问题描述
You are given two linked lists representing two non-negative numbers. The digits are stored in reverse order and each of their nodes contain a single digit. Add the two numbers and return it as a linked list.

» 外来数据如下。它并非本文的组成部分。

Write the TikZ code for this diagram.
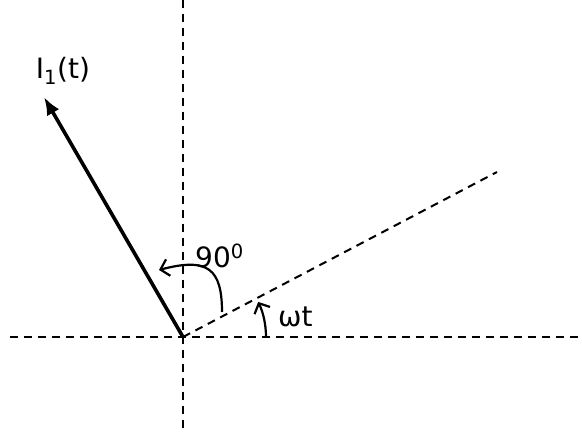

Input: (2 -> 4 -> 3) + (5 -> 6 -> 4)
Output: 7 -> 0 -> 8
给出两个数,计算它们的和,但这两个数逆序放在链表中,比如 342+465 转化成逆序链表即:(2 -> 4 -> 3) + (5 -> 6 -> 4),得出的答案为:7 -> 0 -> 8
问题分析
解决两个数相加的问题,主要是解决进位。在这个场景中这个好解决,因为会依据链表向下的指针不断的next,每次保留两数相加的进位即可;但这个场景还有一个问题要解决,就是链表长度问题,因为有可能两个链表长度不同,所以要先将长度相同的部分进行相加,多余的链表部分之后再处理。
比如21+789,转化为链表相加即:
a: (1->2)
b: (9->8>->7)
相加过程即:
1+9 = 0
2+8 + 进位(1) = 1
好,到这儿相同长度部分就加完了,然后在处理第二个链表b剩余的7就行了。
7 + 进位(1)= 8
结果:(0->1->8)
代码
class Solution {
public:
ListNode* addTwoNumbers(ListNode* l1, ListNode* l2) {
if(l1 == NULL || l2 == NULL){
return NULL;
}
int t = l1->val+l2->val;
int carry = t/10; // 进位
ListNode* r = new ListNode(t%10);
ListNode* head = r;
l1 = l1->next;
l2 = l2->next;
while(l1!=NULL&&l2!=NULL) {
t = l1->val + l2->val + carry;
carry = t/10;
r->next= new ListNode(t%10);
l1 = l1->next;
l2 = l2->next;
r = r->next;
}
ListNode* rest = 0;
if(l1!=NULL) rest = l1;
if(l2!=NULL) rest = l2;
while(rest!=NULL) {
t = rest->val + carry;
carry = t/10;
r->next= new ListNode(t%10);
rest = rest->next;
r = r->next;
}
if(carry != 0) {
r->next= new ListNode(carry);
}
return head;
}
};
测试
int main(){
ListNode* l1;
ListNode* l2;
ListNode a1[]={
ListNode(1),ListNode(8)
};
ListNode a2[]={
ListNode(5),ListNode(4),ListNode(9)
};
l1 = &a1[0];
l2 = &a2[0];
ListNode* t1 = l1;
ListNode* t2 = l2;
for(int i=1;i<2;i++) {
t1->next = &(a1[i]);
t1 = t1->next;
}
for(int i=1;i<3;i++) {
t2->next = &(a2[i]);
t2 = t2->next;
}
Solution s;
ListNode* r = s.addTwoNumbers(l1,l2);
while(r!=NULL) {
cout<<r->val<<" ";
r = r->next;
}
}